Perakendeciler müşterilerine sanal deneyimler yaratmak için çeşitli faaliyetlerde bulunmaktadır. Her 3 perakendeciden en az bir tanesi 2022 yılında canlı akış alışverişine yatırım yapmayı; perakendecilerin %30’u ise sanal gerçeklik alışverişini hayata geçirmeyi planlamaktadır.
İnteraktif perakende deneyimleri yeni bir çağ açmaktadır. Burada sosyal satışlar ön plandadır. Çünkü müşteriler sosyal medya aracılığıyla daha rahat ürün satın almaktadır ve bu platformlar aracılığıyla etkileşim kurmanın yeni bir yolunu oluşturmaktadır. Örneğin Instagram’da satış yapmak, çevrimiçi bir mağaza açmak gibi müşterilerin değişen ihtiyaçlarını karşılamanın çeşitli yolları denenmektedir.
Hızlı teslimat ve aynı gün teslimat seçenekleri sunan perakendeciler rakiplerine göre büyük bir avantaj elde etmektedir.
Perakendeciler teknolojik gelişmeler sayesinde yeni ödeme sistemlerini tüketicilere sunmaya başladı. Şimdi al sonra öde, tek tıklama ile ödeme gibi ödeme seçenekleri görülmektedir.

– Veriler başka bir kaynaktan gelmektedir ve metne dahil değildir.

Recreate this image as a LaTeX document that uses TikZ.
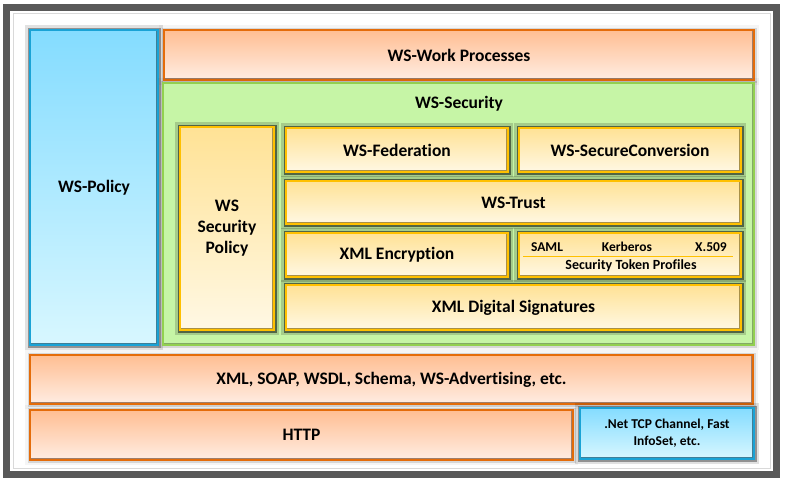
\documentclass[tikz,border=0pt]{standalone}
\usepackage{fontspec}
\setmainfont{Carlito}[Ligatures=NoCommon]

\definecolor{orangeline}{HTML}{E46C0A}
\definecolor{orangetop}{HTML}{FFBE92}
\definecolor{orangebot}{HTML}{FFEDE3}
\definecolor{orangedark}{HTML}{A07E6A}
\definecolor{blueline}{HTML}{1AA3D6}
\definecolor{bluetop}{HTML}{84DCFF}
\definecolor{bluebot}{HTML}{D8F7FF}
\definecolor{bluedark}{HTML}{3F7F98}
\definecolor{greenline}{HTML}{92D050}
\definecolor{greenfill}{HTML}{C6F5A6}
\definecolor{greendark}{HTML}{84AA66}
\definecolor{yellowline}{HTML}{FFC000}
\definecolor{yellowtop}{HTML}{FFE295}
\definecolor{yellowbot}{HTML}{FFF8E4}
\definecolor{yellowdark}{HTML}{A89048}

\begin{document}
\begin{tikzpicture}[x=1pt,y=-1pt,
    bevel/.style={path picture={
      \draw[line width=4.5pt, #1] (path picture bounding box.south west) -- (path picture bounding box.south east)
        -- (path picture bounding box.north east);}},
    halo/.style={preaction={draw=black, line width=10pt, opacity=#1/3},
      preaction={draw=black, line width=5pt, opacity=#1}},
    layer/.style={anchor=north west, inner sep=0pt, outer sep=0pt, line width=1.2pt,
      font=\fontsize{17.5}{21}\selectfont\bfseries, align=center},
    orangelayer/.style={layer, halo=.12, draw=orangeline, top color=orangetop, bottom color=orangebot, bevel=orangedark},
    bluelayer/.style={layer, halo=.35, draw=blueline, top color=bluetop, bottom color=bluebot, bevel=bluedark},
    greenlayer/.style={layer, halo=.12, draw=greenline, fill=greenfill, bevel=greendark},
    yellowlayer/.style={layer, halo=.5, draw=yellowline, top color=yellowtop, bottom color=yellowbot, bevel=yellowdark},
    small/.style={font=\fontsize{13.5}{16}\selectfont\bfseries, inner sep=0pt}
  ]
  \fill[white] (0,0) rectangle (785,483);
  \useasboundingbox (0,0) rectangle (785,483);
  % frame
  \draw[line width=7pt, black!65] (6,7) rectangle (776.5,474.5);
  \draw[line width=0.8pt, black!15] (13,13) rectangle (770,468);

  \node[bluelayer, minimum width=128pt, minimum height=315pt] (policy) at (30,30) {WS-Policy};
  \node[orangelayer, minimum width=590pt, minimum height=50pt] (work) at (164,30) {WS-Work Processes};
  \node[greenlayer, minimum width=591pt, minimum height=262pt] (security) at (163,83) {};
  \node[font=\fontsize{17.5}{21}\selectfont\bfseries] (seclabel) at (459,104) {WS-Security};

  \node[yellowlayer, minimum width=94pt, minimum height=203pt] (secpolicy) at (180,127) {WS\\Security\\Policy};
  \node[yellowlayer, minimum width=222pt, minimum height=44pt] (federation) at (286,128) {WS-Federation};
  \node[yellowlayer, minimum width=222pt, minimum height=44pt] (secconv) at (519,128) {WS-SecureConversion};
  \node[yellowlayer, minimum width=455pt, minimum height=43pt] (trust) at (286,181) {WS-Trust};
  \node[yellowlayer, minimum width=222pt, minimum height=44pt] (encryption) at (286,233) {XML Encryption};
  \node[yellowlayer, minimum width=222pt, minimum height=44pt] (tokens) at (519,233) {};
  \node[yellowlayer, minimum width=455pt, minimum height=45pt] (signatures) at (286,285) {XML Digital Signatures};

  % token profiles
  \node[small] (saml) at (547,247) {SAML};
  \node[small] (kerberos) at (627,247) {Kerberos};
  \node[small] (x509) at (711,247) {X.509};
  \draw[yellowline, line width=0.9pt] (523,256) -- (733,256);
  \node[small, font=\fontsize{14}{16}\selectfont\bfseries] (profiles) at (631,266) {Security Token Profiles};

  \node[orangelayer, minimum width=723pt, minimum height=49pt] (xmlsoap) at (30,355) {XML, SOAP, WSDL, Schema, WS-Advertising, etc.};
  \node[orangelayer, minimum width=543pt, minimum height=50pt] (http) at (30,410) {HTTP};
  \node[bluelayer, minimum width=174pt, minimum height=51pt,
    font=\fontsize{13.5}{17}\selectfont\bfseries] (dotnet) at (580,408) {.Net TCP Channel, Fast\\InfoSet, etc.};
\end{tikzpicture}
\end{document}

Giderek artan genç alışveriş düşkünü nüfusu, sosyal ve çevresel sorumluluğu günlük iş modellerine yerleştiren perakendeler daha rekabetçi olmaktadır. Özellikle sürdürülebilirlik Z jenerasyonu için önemli bir konu ve perakendecilerin sürdürülebilir iş modelleri ile ürün tedariki, paketleme ve teslimatla ilgili değişen beklentilere karşılık vermesi kritik bir öneme sahiptir.